Had “Murder” concentrated on Fuhrman’s detective work and his awkward interaction with Greenwich’s insular police force and snooty natives, it might have become a fine film. Instead, the movie relies on narration by the dead Martha Moxley (Maggie Grace) to relate most of the story. Since many of the film’s key revelations rely on the testimony of a dead girl, we never really learn how Fuhrman ferreted out the facts. “Murder” quickly becomes two separate movies. Meloni stars in a hard-boiled gumshoe drama, while Grace narrates a gauzy fantasy that seems inspired by “American Beauty” and “The Ice Storm.” As you can imagine, these divergent styles never quite mesh.

  • “Now with Bill Moyers” (8 p.m., PBS) looks at loopholes in U.S. gun laws that have allowed terrorist groups to buy weapons and ammunition at American gun stores and gun shows. One suspect transported more than 800 assault rifles to shadowy Venezuelan gun merchants without raising an eyebrow. He was able to buy 100 Mak-90s at a time.

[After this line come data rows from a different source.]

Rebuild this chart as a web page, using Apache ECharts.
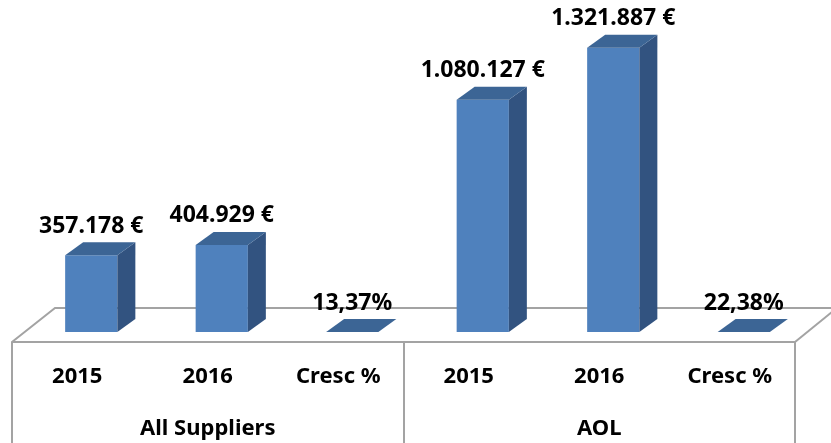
<!DOCTYPE html>
<html>
<head>
<meta charset="utf-8">
<script src="https://cdn.jsdelivr.net/npm/echarts@6/dist/echarts.min.js"></script>
<style>
  html, body { margin: 0; padding: 0; background: #fff; }
  #chart { width: 831px; height: 443px; }
</style>
</head>
<body>
<div id="chart"></div>
<script>
// data
const categories = ['2015', '2016', 'Cresc %', '2015', '2016', 'Cresc %']
const groups = ['All Suppliers', 'AOL']
const values = [357178, 404929, 0.1337, 1080127, 1321887, 0.2238]
const isPercent = [false, false, true, false, false, true]

const FONT = '"Noto Sans", "DejaVu Sans", sans-serif'
const depthX = 18
const depthY = -13

function fmtLabel(i, v) {
  if (isPercent[i]) {
    return (v * 100).toFixed(2).replace('.', ',') + '%'
  }
  return Math.round(v).toString().replace(/\B(?=(\d{3})+(?!\d))/g, '.') + ' €'
}

function renderBar(params, api) {
  const idx = api.value(0)
  const v = api.value(1)
  const top = api.coord([idx, v])
  const base = api.coord([idx, 0])
  const bw = api.size([1, 0])[0] * 0.4
  const x0 = top[0] - bw / 2
  const x1 = top[0] + bw / 2
  const yt = top[1]
  const yb = base[1]
  return {
    type: 'group',
    children: [
      {
        type: 'rect',
        shape: { x: x0, y: yt, width: bw, height: yb - yt },
        style: { fill: '#4f81bd' },
      },
      {
        type: 'polygon',
        shape: { points: [[x1, yt], [x1 + depthX, yt + depthY], [x1 + depthX, yb + depthY], [x1, yb]] },
        style: { fill: '#325380' },
      },
      {
        type: 'polygon',
        shape: { points: [[x0, yt], [x0 + depthX, yt + depthY], [x1 + depthX, yt + depthY], [x1, yt]] },
        style: { fill: '#3c6595' },
      },
      {
        type: 'text',
        x: top[0],
        y: yt - 29,
        style: {
          text: fmtLabel(idx, v),
          align: 'center',
          verticalAlign: 'middle',
          fontSize: 23,
          fontWeight: 'bold',
          fontFamily: FONT,
          fill: '#000',
        },
      },
    ],
  }
}

const chart = echarts.init(document.getElementById('chart'))
const lineColor = '#a3a3a3'

chart.setOption({
  animation: false,
  grid: [
    { left: 26, right: 22, top: 9.5, bottom: 111 },
    { left: 12, right: 36, top: 300, bottom: 101 },
  ],
  xAxis: [
    {
      gridIndex: 0,
      type: 'category',
      data: categories,
      axisLine: { show: false },
      axisTick: { show: false },
      axisLabel: { show: false },
    },
    {
      gridIndex: 1,
      type: 'category',
      data: categories,
      axisLine: { show: true, lineStyle: { color: lineColor, width: 2 } },
      axisTick: { show: false },
      axisLabel: { margin: 24, fontSize: 22, fontWeight: 'bold', fontFamily: FONT, color: '#000' },
    },
    {
      gridIndex: 1,
      type: 'category',
      data: groups,
      position: 'bottom',
      axisLine: { show: false },
      axisTick: { show: true, length: 101, lineStyle: { color: lineColor, width: 2 } },
      axisLabel: { margin: 76, fontSize: 22, fontWeight: 'bold', fontFamily: FONT, color: '#000' },
    },
  ],
  yAxis: [
    { gridIndex: 0, type: 'value', min: 0, max: 1500000, show: false },
    { gridIndex: 1, type: 'value', show: false },
  ],
  graphic: [
    {
      type: 'polyline',
      z: 0,
      shape: { points: [[12, 342], [55, 308], [840, 308]] },
      style: { stroke: lineColor, lineWidth: 2, fill: null },
    },
    {
      type: 'polyline',
      z: 0,
      shape: { points: [[795, 342], [838, 307]] },
      style: { stroke: lineColor, lineWidth: 2, fill: null },
    },
  ],
  series: [
    {
      type: 'custom',
      xAxisIndex: 0,
      yAxisIndex: 0,
      z: 5,
      renderItem: renderBar,
      data: values.map((v, i) => [i, v]),
    },
  ],
})
</script>
</body>
</html>
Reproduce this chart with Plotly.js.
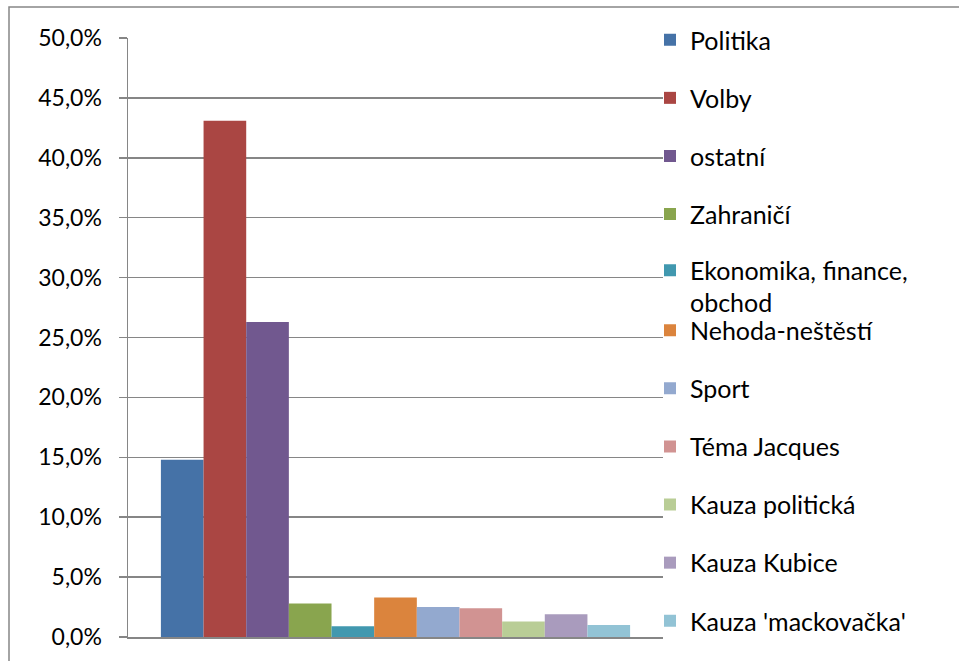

“Now” also questions the influence of the National Rifle Assn. on U.S. policy, and particularly on Atty. Gen. John Ashcroft, who last autumn limited the FBI’s ability to use gun records to investigate gun purchases by suspected terrorists.

  • “Pumping Iron: 25th Anniversary Special” (7 p.m., Cinemax) takes an affectionate look back at the 1977 documentary that launched the movie career of Arnold Schwarzenegger and changed popular attitudes towards body-building and physical fitness. As Sylvester Stallone relates in a short introductory film, in the early 1970s, one would never have suspected that eventually “you would go to the gym to meet women.”

Tonight’s other highlights

  • Scheduled on “48 Hours Investigates” (7 p.m., CBS): a 4-year-old accuses his father of being a killer.
  • A traitor emerges in the ranks on “Firefly” (7 p.m., Fox).
  • Jim Carrey and Cameron Diaz star in the 1994 comedy “The Mask” (7 p.m., UPN).
  • A disgruntled airline employee sabotages the first fully automated jetliner in the 2002 thriller “Cabin Pressure” (7 p.m., PAX).
  • Avril Lavigne performs on “Sabrina, the Teenage Witch” (7:30 p.m., WB).
  • Mike spends Thanksgiving trying to identify the man who died in his cab on “Hack” (8 p.m., CBS).
  • A recently released con threatens the witness who put him away on “Robbery Homicide Division” (9 p.m., CBS).
  • A predator targets the comatose on “Law & Order: Special Victims Unit” (9 p.m., NBC).
  • Scheduled on “20/20” (9 p.m., ABC): Barbara Walters interviews former Vice President Al and Tipper Gore.